After returning to Washington from the Pacific Coast in 1807, Jefferson appointed Lewis as governor of the Louisiana Territory. Lewis made his home in St. Louis and began negotiating trade deals with local Native Americans and planning infrastructure projects, often investing his own money into the territory, but unfortunately his many talents did not necessarily translate to effective civil administration. His record was heavily disputed by his secretary Frederick Bates, whose letters to Washington managed to convince the War Department not to assist Lewis in managing his expenses, causing his creditors to grow increasingly agitated and Lewis to fall deeper and deeper into debt. 

Lewis’ death in 1809 is also something of a controversy. Those who came close to witnessing it only reported hearing some voices within a cabin in Tennessee, a gunshot and Lewis body lying alone. Jefferson and William Clark believed the death to be a suicide, noting his melancholic nature and possible troubles with alcohol, while Lewis’ mother Lucy believed her son was murdered, likely by highwaymen, which were common in that area. Modern historians have continued the debate to this day. 

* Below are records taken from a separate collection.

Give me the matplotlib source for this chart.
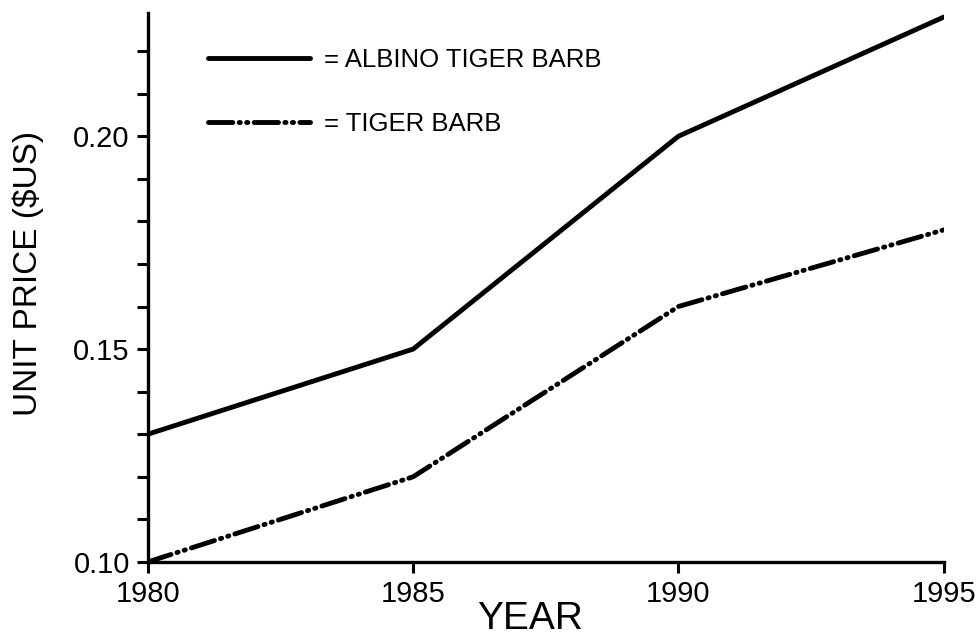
import numpy as np
import matplotlib
matplotlib.use("Agg")
import matplotlib.pyplot as plt
from matplotlib.ticker import MultipleLocator

# dannye s grafika
years = [1980, 1985, 1990, 1995]
albino_price = [0.130, 0.150, 0.200, 0.228]
tiger_price = [0.100, 0.120, 0.160, 0.178]
series_labels = ["= ALBINO TIGER BARB", "= TIGER BARB"]

plt.rcParams['font.family'] = ['Liberation Sans', 'DejaVu Sans']

fig = plt.figure(figsize=(9.79, 6.4), dpi=100)
ax = fig.add_axes([0.151, 0.122, 0.813, 0.858])

ax.plot(years, albino_price, color='black', lw=3.5, solid_capstyle='round',
        label=series_labels[0])
ax.plot(years, tiger_price, color='black', lw=3.5, dash_capstyle='round',
        linestyle=(0, (5.0, 1.3, 0.25, 1.3, 0.25, 1.3)), label=series_labels[1])

ax.set_xlim(1980, 1995)
ax.set_ylim(0.10, 0.229)
ax.set_xticks([1980, 1985, 1990, 1995])
ax.yaxis.set_major_locator(MultipleLocator(0.05))
ax.yaxis.set_minor_locator(MultipleLocator(0.01))
ax.yaxis.set_major_formatter(plt.FormatStrFormatter('%.2f'))

for side in ['top', 'right']:
    ax.spines[side].set_visible(False)
for side in ['left', 'bottom']:
    ax.spines[side].set_linewidth(2.4)

ax.tick_params(axis='both', which='both', direction='out', width=2.2, length=8,
               labelsize=21, colors='black')
ax.tick_params(axis='x', pad=5)
ax.tick_params(axis='y', pad=5)

ax.set_xlabel('YEAR', fontsize=28)
ax.set_ylabel('UNIT PRICE ($US)', fontsize=24)
ax.xaxis.set_label_coords(0.48, -0.072)
ax.yaxis.set_label_coords(-0.13, 0.526)

ax.legend(loc='upper left', bbox_to_anchor=(0.075, 0.936), frameon=False,
          fontsize=18.5, handlelength=4.0, handletextpad=0.55, labelspacing=1.55,
          borderaxespad=0, borderpad=0)

fig.savefig('out.png', dpi=100)
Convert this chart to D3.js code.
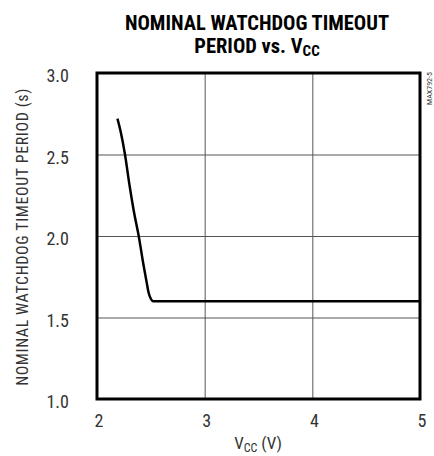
<!DOCTYPE html>
<html>
<head>
<meta charset="utf-8">
<script src="https://cdn.jsdelivr.net/npm/d3@7"></script>
<style>
  body { margin: 0; background: #fff; }
  text { font-family: "Liberation Sans Narrow", "Arial Narrow", "Roboto Condensed", sans-serif; }
</style>
</head>
<body>
<svg id="chart" width="434" height="456"></svg>
<script>
// Watchdog timeout period vs supply voltage
const vcc = [2.19, 2.22, 2.26, 2.30, 2.34, 2.39, 2.43, 2.46, 2.48, 2.50, 2.52, 2.60, 3.0, 4.0, 5.0];
const period = [2.72, 2.64, 2.50, 2.32, 2.16, 1.99, 1.83, 1.72, 1.65, 1.615, 1.60, 1.60, 1.60, 1.60, 1.60];
const xTicks = [2, 3, 4, 5];
const yTicks = [1.0, 1.5, 2.0, 2.5, 3.0];

const svg = d3.select('#chart');
const plot = { left: 97, right: 420, top: 73, bottom: 399 };

const x = d3.scaleLinear().domain([2, 5]).range([plot.left, plot.right]);
const y = d3.scaleLinear().domain([1, 3]).range([plot.bottom, plot.top]);

// grid
svg.append('g')
    .attr('transform', `translate(0,${plot.bottom})`)
    .call(d3.axisBottom(x).tickValues(xTicks.slice(1, -1)).tickSize(-(plot.bottom - plot.top)).tickFormat(''))
    .call(g => g.select('.domain').remove())
    .call(g => g.selectAll('line').attr('stroke', '#555').attr('stroke-width', 1));
svg.append('g')
    .attr('transform', `translate(${plot.left},0)`)
    .call(d3.axisLeft(y).tickValues(yTicks.slice(1, -1)).tickSize(-(plot.right - plot.left)).tickFormat(''))
    .call(g => g.select('.domain').remove())
    .call(g => g.selectAll('line').attr('stroke', '#555').attr('stroke-width', 1));

// frame
svg.append('rect')
    .attr('x', plot.left).attr('y', plot.top)
    .attr('width', plot.right - plot.left).attr('height', plot.bottom - plot.top)
    .attr('fill', 'none').attr('stroke', '#000').attr('stroke-width', 3);

// curve
const line = d3.line().x((d, i) => x(vcc[i])).y(d => y(d)).curve(d3.curveMonotoneX);
svg.append('path')
    .datum(period)
    .attr('d', line)
    .attr('fill', 'none')
    .attr('stroke', '#000')
    .attr('stroke-width', 2.5);

// tick labels
svg.selectAll('.xl').data(xTicks).enter().append('text')
    .attr('x', d => x(d) + 2).attr('y', 427)
    .attr('text-anchor', 'middle').attr('font-size', 18).attr('fill', '#333')
    .text(d => d);
svg.selectAll('.yl').data(yTicks).enter().append('text')
    .attr('x', 69).attr('y', d => y(d) + 9)
    .attr('text-anchor', 'end').attr('font-size', 18).attr('fill', '#333')
    .text(d => d.toFixed(1));

// axis titles
const xt = svg.append('text')
    .attr('x', 258).attr('y', 449)
    .attr('text-anchor', 'middle').attr('font-size', 17).attr('fill', '#333');
xt.append('tspan').text('V');
xt.append('tspan').attr('font-size', 12).attr('dy', 3).text('CC');
xt.append('tspan').attr('dy', -3).text(' (V)');

svg.append('text')
    .attr('transform', 'translate(28,237) rotate(-90)')
    .attr('text-anchor', 'middle').attr('font-size', 16).attr('letter-spacing', 0.6).attr('fill', '#333')
    .text('NOMINAL WATCHDOG TIMEOUT PERIOD (s)');

// title
svg.append('text')
    .attr('x', 257).attr('y', 30)
    .attr('text-anchor', 'middle').attr('font-size', 20.5).attr('font-weight', 'bold')
    .text('NOMINAL WATCHDOG TIMEOUT');
const t2 = svg.append('text')
    .attr('x', 257).attr('y', 53)
    .attr('text-anchor', 'middle').attr('font-size', 20.5).attr('font-weight', 'bold');
t2.append('tspan').text('PERIOD vs. V');
t2.append('tspan').attr('font-size', 15).attr('dy', 3).text('CC');

// part number tag
svg.append('text')
    .attr('transform', 'translate(432,72) rotate(-90)')
    .attr('text-anchor', 'end').attr('font-size', 8).attr('fill', '#333')
    .text('MAX792-5');
</script>
</body>
</html>
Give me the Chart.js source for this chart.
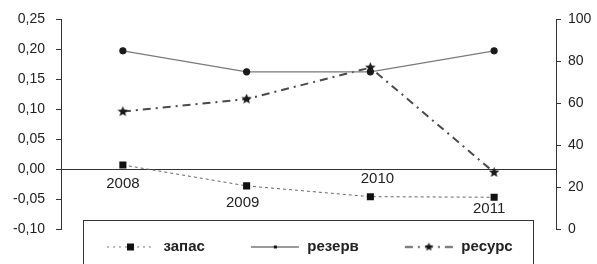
<!DOCTYPE html>
<html><head><meta charset="utf-8">
<script src="https://cdn.jsdelivr.net/npm/chart.js@4.4.1/dist/chart.umd.min.js"></script>
<style>html,body{margin:0;padding:0;background:#fff;}</style>
</head><body>
<canvas id="c" width="597" height="264"></canvas>
<script>
// ---- data ----
const categories = ['2008', '2009', '2010', '2011'];
const zapas  = [0.007, -0.028, -0.046, -0.047];   // left axis
const rezerv = [85, 75, 75, 85];                  // right axis
const resurs = [56, 62, 77, 27];                  // right axis
const seriesNames = ['запас', 'резерв', 'ресурс'];
const leftMin = -0.10, leftMax = 0.25, leftStep = 0.05;
const rightMin = 0, rightMax = 100, rightStep = 20;

// ---- style ----
const FONT = 'Liberation Sans, Arial, sans-serif';
const INK = '#222';
const labelDx = [0, -4, 7, -5];
const labelDy = [15, 34, 10, 40];

function starCanvas(size, color) {
  const c = document.createElement('canvas'); c.width = size; c.height = size;
  const g = c.getContext('2d'); const cx = size / 2, cy = size / 2, R = size / 2, r = R * 0.45;
  g.fillStyle = color; g.beginPath();
  for (let i = 0; i < 10; i++) {
    const a = -Math.PI / 2 + i * Math.PI / 5; const rr = i % 2 ? r : R;
    g.lineTo(cx + rr * Math.cos(a), cy + rr * Math.sin(a));
  }
  g.closePath(); g.fill(); return c;
}
const starPt = starCanvas(11, '#1a1a1a');

function legendIcon(kind) {
  const c = document.createElement('canvas'); c.width = 85; c.height = 14;
  const g = c.getContext('2d'); const y = 7.5;
  g.beginPath();
  if (kind === 0) { g.strokeStyle = '#777'; g.lineWidth = 1; g.setLineDash([2, 4]); }
  if (kind === 1) { g.strokeStyle = '#333'; g.lineWidth = 1.2; }
  if (kind === 2) { g.strokeStyle = '#333'; g.lineWidth = 1.6; g.setLineDash([8, 5, 2, 5]); }
  g.moveTo(36, y); g.lineTo(84, y); g.stroke(); g.setLineDash([]);
  g.fillStyle = '#111';
  if (kind === 0) g.fillRect(56, y - 3.5, 7, 7);
  if (kind === 1) g.fillRect(59, y - 1.5, 3, 3);
  if (kind === 2) g.drawImage(starCanvas(9, '#111'), 55.5, y - 4.5);
  return c;
}
const icons = [legendIcon(0), legendIcon(1), legendIcon(2)];

const fmt = v => { if (Math.abs(v) < 1e-9) v = 0; return v.toFixed(2).replace('.', ','); };

const catLabels = {
  id: 'catLabels',
  afterDraw(chart) {
    const ctx = chart.ctx, xs = chart.scales.x, ys = chart.scales.y;
    const y0 = ys.getPixelForValue(0);
    ctx.save(); ctx.fillStyle = INK; ctx.font = '15px ' + FONT;
    ctx.textAlign = 'center'; ctx.textBaseline = 'middle';
    categories.forEach((c, i) => ctx.fillText(c, xs.getPixelForValue(i) + labelDx[i], y0 + labelDy[i]));
    const lg = chart.legend;
    ctx.strokeStyle = '#333'; ctx.lineWidth = 1;
    ctx.strokeRect(Math.round(lg.left + 22) + 0.5, Math.round(lg.top - 9) + 0.5, lg.width - 45, 60);
    ctx.restore();
  }
};

new Chart(document.getElementById('c'), {
  type: 'line',
  data: {
    labels: categories,
    datasets: [
      { label: seriesNames[0], data: zapas, yAxisID: 'y', borderColor: '#666', borderWidth: 1, borderDash: [3, 3],
        pointStyle: 'rect', pointRadius: 5, pointBackgroundColor: '#111', pointBorderColor: '#111', pointBorderWidth: 0, tension: 0 },
      { label: seriesNames[1], data: rezerv, yAxisID: 'y1', borderColor: '#7a7a7a', borderWidth: 1.2,
        pointStyle: 'circle', pointRadius: 3, pointBackgroundColor: '#1a1a1a', pointBorderColor: '#1a1a1a', tension: 0 },
      { label: seriesNames[2], data: resurs, yAxisID: 'y1', borderColor: '#4a4a4a', borderWidth: 2, borderDash: [8, 5, 2, 5],
        pointStyle: starPt, pointRadius: 5, tension: 0 }
    ]
  },
  options: {
    responsive: false, animation: false,
    layout: { padding: { top: 18, bottom: 0, left: 0, right: 0 } },
    plugins: {
      tooltip: { enabled: false },
      legend: {
        position: 'bottom', fullSize: false, align: 'start',
        labels: {
          usePointStyle: true, pointStyleWidth: 85, padding: 10, color: INK,
          font: { family: FONT, size: 15, weight: 'bold' },
          generateLabels: chart => chart.data.datasets.map((ds, i) => ({
            text: ds.label, pointStyle: icons[i], datasetIndex: i, hidden: false,
            lineWidth: 0, strokeStyle: 'rgba(0,0,0,0)', fillStyle: 'rgba(0,0,0,0)', fontColor: INK
          }))
        }
      }
    },
    scales: {
      x: { type: 'category', offset: true, display: false },
      y: {
        position: 'left', min: leftMin, max: leftMax,
        ticks: { stepSize: leftStep, callback: v => fmt(v), color: INK, padding: 11, font: { family: FONT, size: 14 } },
        grid: { color: c => (c.tick && Math.abs(c.tick.value) < 1e-9) ? '#333' : 'rgba(0,0,0,0)',
                tickColor: '#333', tickLength: 5, lineWidth: 1 },
        border: { display: true, color: '#333', width: 1 },
        afterFit: s => { s.width = 61; }
      },
      y1: {
        position: 'right', min: rightMin, max: rightMax,
        ticks: { stepSize: rightStep, color: INK, padding: 7, font: { family: FONT, size: 14 } },
        grid: { drawOnChartArea: false, tickColor: '#333', tickLength: 5 },
        border: { display: true, color: '#333', width: 1 },
        afterFit: s => { s.width = 41; }
      }
    }
  },
  plugins: [catLabels]
});
</script>
</body></html>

Regardless of the exact circumstances of his death, the loss of Meriwether Lewis was certainly a tragedy, as America had the life of one of its most adventurous and knowledgeable minds cut short. Though temporarily forgotten, Meriwether Lewis and the expedition he led greatly increased the early Republic’s knowledge about the lands beyond the Mississippi and undoubtedly contributed to the later trend of Westward Expansion.